◆ Do this:
Write each line of the material exactly as given, from the top through the line that contains "med omstillingsprosessen i", and omit all pictures.

◆ Raw data:
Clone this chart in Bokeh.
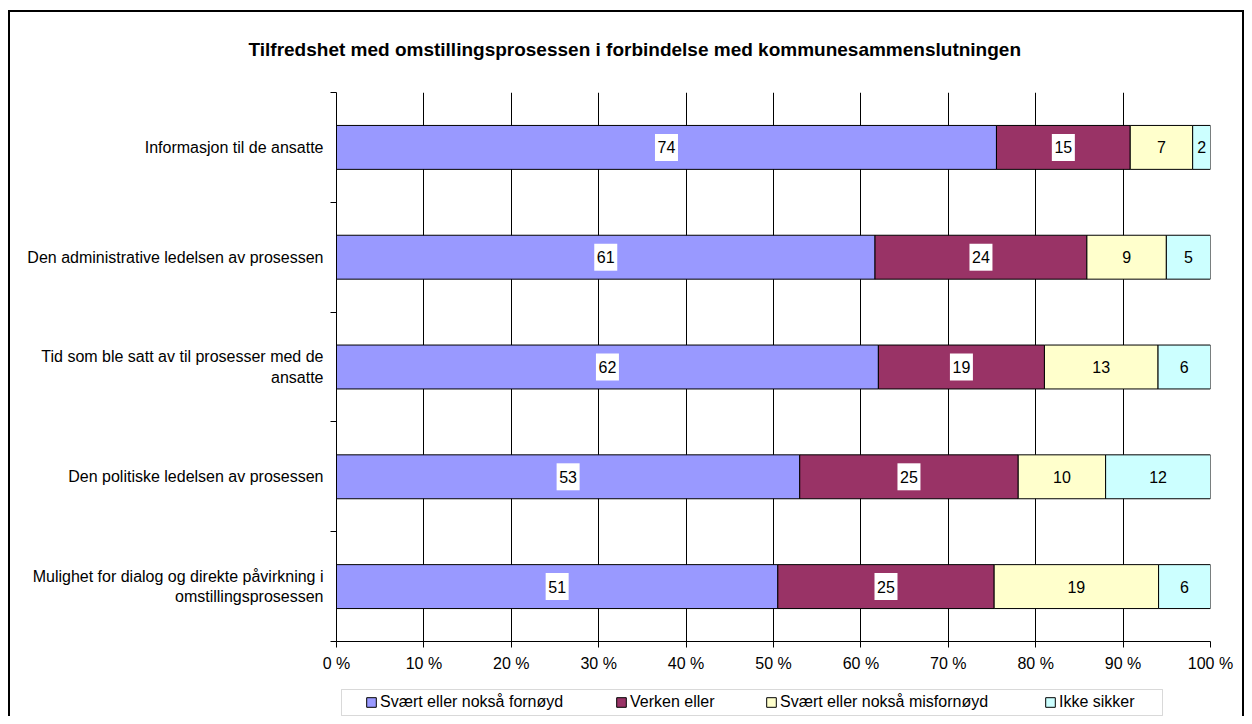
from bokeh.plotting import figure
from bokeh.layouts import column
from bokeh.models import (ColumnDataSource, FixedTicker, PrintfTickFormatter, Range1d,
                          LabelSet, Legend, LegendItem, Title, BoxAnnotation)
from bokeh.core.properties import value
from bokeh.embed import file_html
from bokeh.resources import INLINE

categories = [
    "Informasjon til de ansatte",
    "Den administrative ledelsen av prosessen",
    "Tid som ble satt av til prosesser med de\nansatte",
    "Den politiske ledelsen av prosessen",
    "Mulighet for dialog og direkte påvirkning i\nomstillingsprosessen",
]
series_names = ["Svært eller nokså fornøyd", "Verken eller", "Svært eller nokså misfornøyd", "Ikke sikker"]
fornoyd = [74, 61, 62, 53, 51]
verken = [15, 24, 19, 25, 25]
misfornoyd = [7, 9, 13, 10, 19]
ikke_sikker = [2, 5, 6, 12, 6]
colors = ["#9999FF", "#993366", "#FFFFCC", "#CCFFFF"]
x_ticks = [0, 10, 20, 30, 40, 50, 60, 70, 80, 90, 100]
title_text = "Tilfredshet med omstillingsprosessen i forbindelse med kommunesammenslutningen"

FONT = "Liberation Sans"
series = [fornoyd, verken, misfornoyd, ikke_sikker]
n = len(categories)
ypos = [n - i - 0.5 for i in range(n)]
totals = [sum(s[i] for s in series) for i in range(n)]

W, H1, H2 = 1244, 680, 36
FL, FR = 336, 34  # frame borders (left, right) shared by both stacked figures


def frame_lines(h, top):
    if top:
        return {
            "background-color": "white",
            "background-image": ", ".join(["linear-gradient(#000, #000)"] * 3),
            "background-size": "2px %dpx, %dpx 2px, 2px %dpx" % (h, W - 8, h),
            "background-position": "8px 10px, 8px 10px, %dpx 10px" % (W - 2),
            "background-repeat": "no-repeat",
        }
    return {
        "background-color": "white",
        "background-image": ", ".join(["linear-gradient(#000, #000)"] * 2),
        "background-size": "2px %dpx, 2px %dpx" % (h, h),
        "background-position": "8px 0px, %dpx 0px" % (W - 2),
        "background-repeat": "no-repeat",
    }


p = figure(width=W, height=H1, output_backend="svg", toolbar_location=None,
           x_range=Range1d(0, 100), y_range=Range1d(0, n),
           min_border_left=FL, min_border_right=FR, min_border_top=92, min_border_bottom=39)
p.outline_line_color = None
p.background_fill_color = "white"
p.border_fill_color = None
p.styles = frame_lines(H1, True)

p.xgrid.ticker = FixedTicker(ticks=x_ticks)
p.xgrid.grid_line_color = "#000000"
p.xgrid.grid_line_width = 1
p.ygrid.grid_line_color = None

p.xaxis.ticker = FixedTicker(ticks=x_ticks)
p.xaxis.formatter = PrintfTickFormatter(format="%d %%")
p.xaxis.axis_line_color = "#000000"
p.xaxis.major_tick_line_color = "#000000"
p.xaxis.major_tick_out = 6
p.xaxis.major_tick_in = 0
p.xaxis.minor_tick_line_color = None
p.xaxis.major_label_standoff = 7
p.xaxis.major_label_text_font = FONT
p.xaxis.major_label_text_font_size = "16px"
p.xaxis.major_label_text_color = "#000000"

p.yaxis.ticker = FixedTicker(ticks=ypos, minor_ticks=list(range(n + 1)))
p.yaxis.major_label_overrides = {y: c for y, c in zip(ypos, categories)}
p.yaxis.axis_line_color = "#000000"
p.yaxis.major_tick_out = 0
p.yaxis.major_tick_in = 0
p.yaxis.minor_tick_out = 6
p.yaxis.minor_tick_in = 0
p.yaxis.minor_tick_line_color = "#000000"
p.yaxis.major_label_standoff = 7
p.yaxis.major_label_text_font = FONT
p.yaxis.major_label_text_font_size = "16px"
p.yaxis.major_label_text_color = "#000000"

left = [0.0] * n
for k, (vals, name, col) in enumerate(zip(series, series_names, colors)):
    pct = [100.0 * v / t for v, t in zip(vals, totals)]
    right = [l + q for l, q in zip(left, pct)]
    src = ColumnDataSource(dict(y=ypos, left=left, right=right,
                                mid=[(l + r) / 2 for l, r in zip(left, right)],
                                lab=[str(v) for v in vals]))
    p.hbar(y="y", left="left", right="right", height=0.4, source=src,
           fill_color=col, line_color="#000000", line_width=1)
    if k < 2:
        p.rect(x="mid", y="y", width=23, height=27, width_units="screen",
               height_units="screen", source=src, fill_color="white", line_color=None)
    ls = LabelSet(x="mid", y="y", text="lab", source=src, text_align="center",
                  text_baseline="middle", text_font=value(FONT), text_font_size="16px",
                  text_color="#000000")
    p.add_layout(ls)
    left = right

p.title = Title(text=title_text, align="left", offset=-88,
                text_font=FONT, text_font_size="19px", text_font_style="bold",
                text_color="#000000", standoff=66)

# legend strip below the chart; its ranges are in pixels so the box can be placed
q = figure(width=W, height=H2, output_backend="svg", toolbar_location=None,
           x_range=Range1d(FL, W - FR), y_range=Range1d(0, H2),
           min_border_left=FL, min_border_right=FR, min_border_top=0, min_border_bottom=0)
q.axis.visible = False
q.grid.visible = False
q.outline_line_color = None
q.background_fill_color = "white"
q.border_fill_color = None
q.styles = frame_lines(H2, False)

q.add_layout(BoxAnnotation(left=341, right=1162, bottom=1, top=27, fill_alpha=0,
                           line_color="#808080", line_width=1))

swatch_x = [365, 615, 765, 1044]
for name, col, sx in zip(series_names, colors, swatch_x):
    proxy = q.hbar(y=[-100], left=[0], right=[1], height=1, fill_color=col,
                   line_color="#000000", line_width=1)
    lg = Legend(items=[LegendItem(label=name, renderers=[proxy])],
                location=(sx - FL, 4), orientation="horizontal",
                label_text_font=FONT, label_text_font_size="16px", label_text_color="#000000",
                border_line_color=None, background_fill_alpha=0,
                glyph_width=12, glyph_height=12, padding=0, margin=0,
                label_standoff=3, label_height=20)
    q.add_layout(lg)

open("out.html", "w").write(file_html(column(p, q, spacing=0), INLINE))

◆ Output below:
Clone this chart in Bokeh.
from bokeh.plotting import figure
from bokeh.layouts import column
from bokeh.models import (ColumnDataSource, FixedTicker, PrintfTickFormatter, Range1d,
                          LabelSet, Legend, LegendItem, Title, BoxAnnotation)
from bokeh.core.properties import value
from bokeh.embed import file_html
from bokeh.resources import INLINE

categories = [
    "Informasjon til de ansatte",
    "Den administrative ledelsen av prosessen",
    "Tid som ble satt av til prosesser med de\nansatte",
    "Den politiske ledelsen av prosessen",
    "Mulighet for dialog og direkte påvirkning i\nomstillingsprosessen",
]
series_names = ["Svært eller nokså fornøyd", "Verken eller", "Svært eller nokså misfornøyd", "Ikke sikker"]
fornoyd = [74, 61, 62, 53, 51]
verken = [15, 24, 19, 25, 25]
misfornoyd = [7, 9, 13, 10, 19]
ikke_sikker = [2, 5, 6, 12, 6]
colors = ["#9999FF", "#993366", "#FFFFCC", "#CCFFFF"]
x_ticks = [0, 10, 20, 30, 40, 50, 60, 70, 80, 90, 100]
title_text = "Tilfredshet med omstillingsprosessen i forbindelse med kommunesammenslutningen"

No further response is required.